The relief was first announced on 31 March 2026, when Finance Minister Enoch Godongwana and Mineral and Petroleum Resources Minister Gwede Mantashe jointly cut the general fuel levy by R3 per litre for both petrol and diesel, effective from 1 April to 5 May 2026.

Bloomberg reported on 28 April that South Africa has now extended those cuts, signalling that the government intends to cushion consumers beyond the original May deadline as the conflict in the Middle East continues to disrupt global oil supply and keep prices elevated.

What the levy cut means at the pump

The R3-per-litre reduction in the general fuel levy has provided meaningful relief during a period of exceptional price pressure.

Brent crude has risen by more than 40% since US and Israeli forces began strikes on Iran on 28 February 2026, lifting the oil price to levels not seen since 2022.

At a Brent price above $120 a barrel, South Africa’s rand-dollar exchange rate compounds the pain for domestic fuel consumers, whose petrol and diesel prices are calculated against an import parity benchmark.

Without the levy reduction, pump prices would have risen by several rands per litre above their current levels, adding further pressure to household budgets already stretched by rising food and logistics costs.

What changes in June

From 3 June to 30 June 2026, the level of levy relief is reduced. The general fuel levy cut drops to R1.50 per litre for petrol and R1.96 per litre for diesel.

Motorists will continue to receive some protection against the elevated global price, but the reduction in the size of the cut means pump prices will rise from June relative to where they are now.

The government has framed the phased approach as a fiscal reality: maintaining the full R3 cut beyond May would place significant strain on a national budget already under pressure from competing expenditure demands and a rand that has weakened against the dollar since the conflict began.
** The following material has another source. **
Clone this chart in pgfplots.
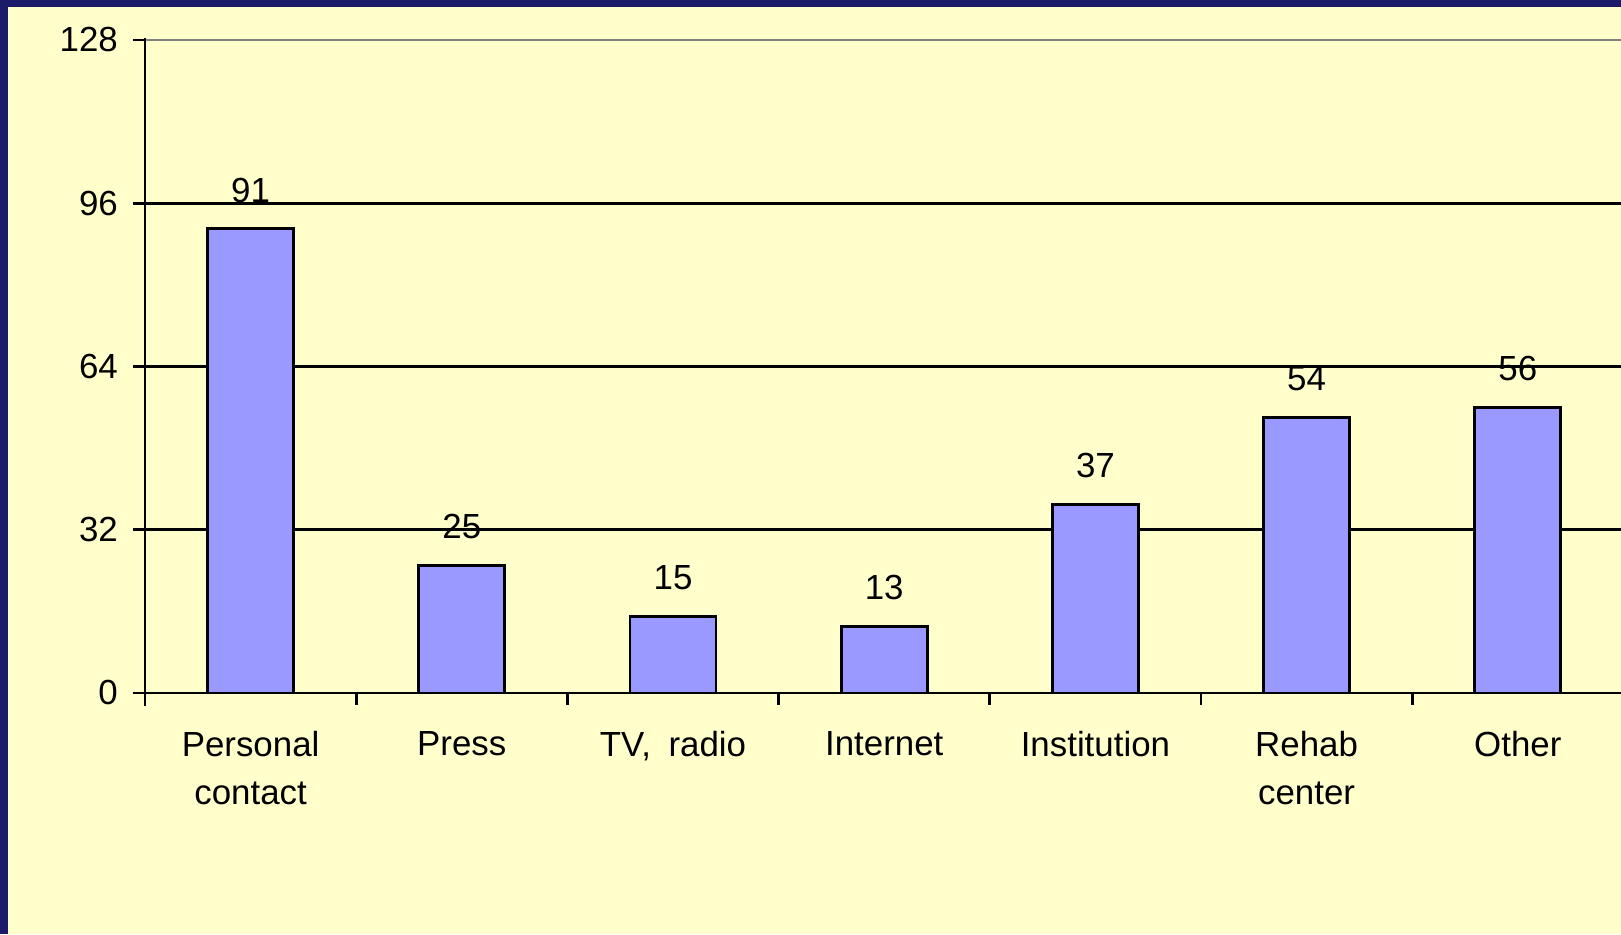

The US government has made clear that its naval blockade of Iranian shipping will remain until a nuclear deal is reached with Tehran, as reported by CNN.

US Central Command has redirected 42 commercial vessels attempting to enter or leave Iranian ports, effectively locking 69 million barrels of Iranian crude out of global markets and keeping supply tighter than at any point since 2022.

That dynamic means there is no clear end in sight to the elevated price environment that South Africa is now navigating with an active levy subsidy.

The current R3-per-litre reduction expires on 5 May. The government has not announced what relief, if any, will remain in place after June if the conflict in Iran is not resolved.